Have mercy on us, Lord...despite the fact that most of the time, we know exactly what we do.


Drew said...

Wow! Those are some pretty big things to say. However, I must tell you that.....I agree with everything. I am sitting here on the net watching the presidential election results come in and I must say that your post was right on. I am tired of people making it out to be that America is going to become God's chosen nation if we elect Bush and if we elect Kerry then God's judgement will be on us. It's crazy to think that. It's even crazier to make the next logical leap that says that by not voting for Pro-Lifers and Anti-Same Sex marriage candidates, then Christianity as we know it will fall to the wayside and Satan will prevail. What? Are you kidding me? Isn't this the Church that Christ said that the gates of hell will not prevail against?

I don't know, bro, but I think you are on the right track.

Check me out sometime @

Anonymous said...

thank you.
renee (iphy)

MommyT said...

Amen!! I am having a really hard time with this election. I am a new and still seeking/skeptical Christian who is also a democrat. I disagree with those who say that you need to be republican to be a "real Christian". What if these moral values are not the only values I am trying to uphold in the election? What about the economy? What about little kids and innocent people being killed in Iraq? What about single moms in THIS country that don't have decent child care? How about decent health care? It's all a moot point now because the president has been chosen, but THESE are the issues average Americans are struggling with.

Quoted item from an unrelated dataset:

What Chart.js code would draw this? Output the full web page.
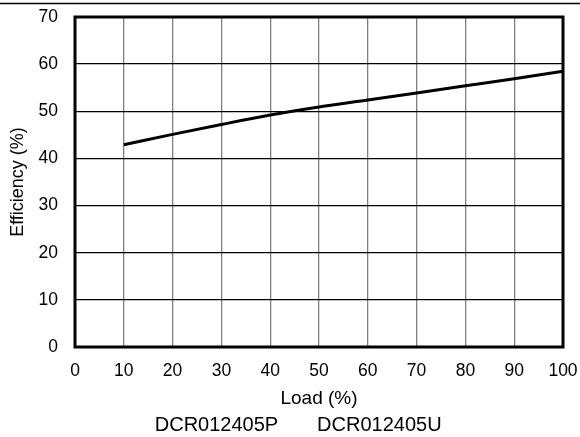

I am sad to say that the "moral issues" of this election are probably what has decided the election. I find it sad that more people didn't vote ALL of their values instead of just a few. I am going to trust God, though, and our country will continue to march on. Hopefully all of those people who voted so emphatically on the "moral issues" will also be PRAYING emphatically for the underprivileged people of this country.

Rick said...


Wow. That was great. Thank you. That was really, really good.